Nigeria’s own legal commitments make that impossible. As a signatory to the four Geneva Conventions, their Additional Protocols and the Rome Statute of the International Criminal Court, Nigeria is required to protect anyone who has surrendered during an armed conflict.

Once a fighter lays down his arms and is taken into custody, international humanitarian law prohibits summary execution, torture or other forms of cruel treatment.

A surrendered fighter becomes a detainee protected by law, and deliberately killing such a person could expose Nigerian military commanders to allegations of war crimes.

That legal obligation does not mean everyone who passed through Boko Haram should automatically return to society; it simply means the government must distinguish between different categories of people instead of treating them as one group.

Some were committed ideological fighters who planned attacks, killed civilians and should face prosecution under Nigeria’s Terrorism (Prevention and Prohibition) Act. Others were abducted, forced into the insurgency at gunpoint or recruited as children. Thousands of women and girls were kidnapped, forced into marriage, subjected to sexual violence and compelled to support insurgent operations against their will. Others have already served prison sentences imposed by competent courts and cannot continue to be punished indefinitely without violating their constitutional rights.

Nigeria’s biggest weakness is that Operation Safe Corridor has never clearly shown citizens how these categories are separated before people are released. Without transparent screening criteria, published outcome data and independent oversight, communities cannot easily distinguish between someone returning after surviving captivity and someone returning after participating in violence.

The uncertainty carries security consequences as well. Humanitarian organisations and conflict researchers have repeatedly warned that allegations of unlawful killings of captured fighters discourage other insurgents from surrendering because they believe they will be executed regardless.

The debate therefore extends beyond rehabilitation or prosecution to whether Nigeria has built a system capable of delivering both justice and accountability.

Victims and survivor communities have the right to know who is being resettled among them and whether those responsible for serious crimes have faced justice. At the same time, children, abducted civilians and other coerced recruits enjoy legal protection under the Child Rights Act and the international humanitarian treaties Nigeria has ratified.

Women and girls remain among those carrying the heaviest burden. Many spent years in captivity, endured sexual violence and returned with children born during the conflict, only to face rejection from the very communities they hoped would welcome them home.

Communities across Borno, Yobe and Adamawa also bear the consequences of decisions largely made outside their localities. They are expected to receive returnees, rebuild trust and maintain peace, often without sufficient consultation or access to information about those returning.

The federal government may legally discontinue Operation Safe Corridor if it chooses. What it cannot lawfully do is replace rehabilitation with the summary execution of surrendered fighters or continue holding thousands of detainees indefinitely without trial.

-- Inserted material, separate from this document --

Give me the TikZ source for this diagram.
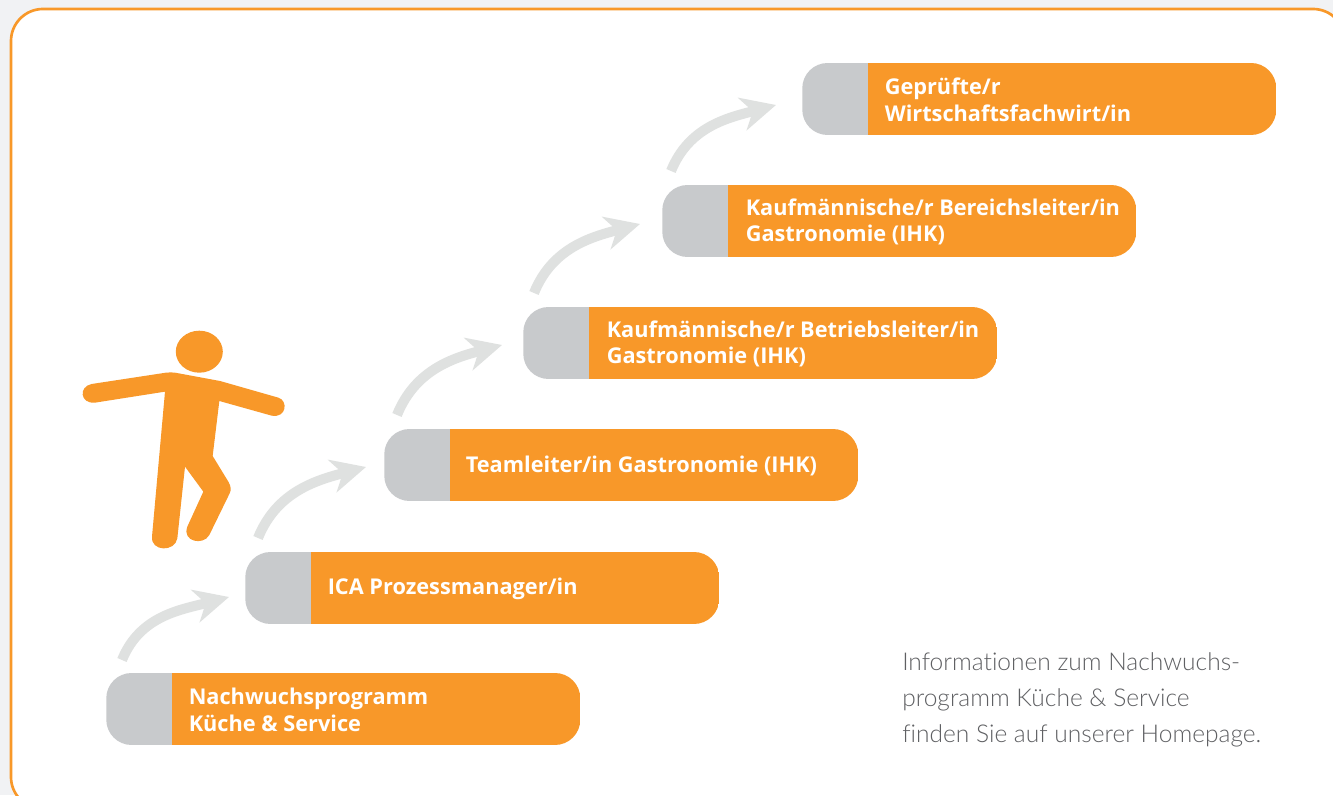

Nigeria also lacks the judicial capacity to prosecute every person linked to the insurgency within a reasonable time. Ending the programme without expanding prosecutorial capacity would likely replace one accountability gap with another, leaving thousands of people in prolonged detention in violation of Section 35 of the constitution.

Citizens therefore have a role to play by demanding greater transparency rather than simply louder rhetoric. Survivor communities should formally request information from the Office of the National Security Advisor on the number of participants admitted into Operation Safe Corridor, the criteria used for screening, verified recidivism figures and the communities where returnees have been resettled.

The Office of the National Security Advisor should publish a comprehensive report explaining how ideological fighters, coerced recruits, abducted civilians and children are distinguished within the programme.

The Federal Ministry of Justice should equally provide regular updates on the prosecution of detained Boko Haram members while expanding the judicial capacity needed to try those responsible for terrorism offences.

Without that level of transparency, Nigerians will continue to debate rehabilitation without ever knowing whether justice and accountability are actually being served.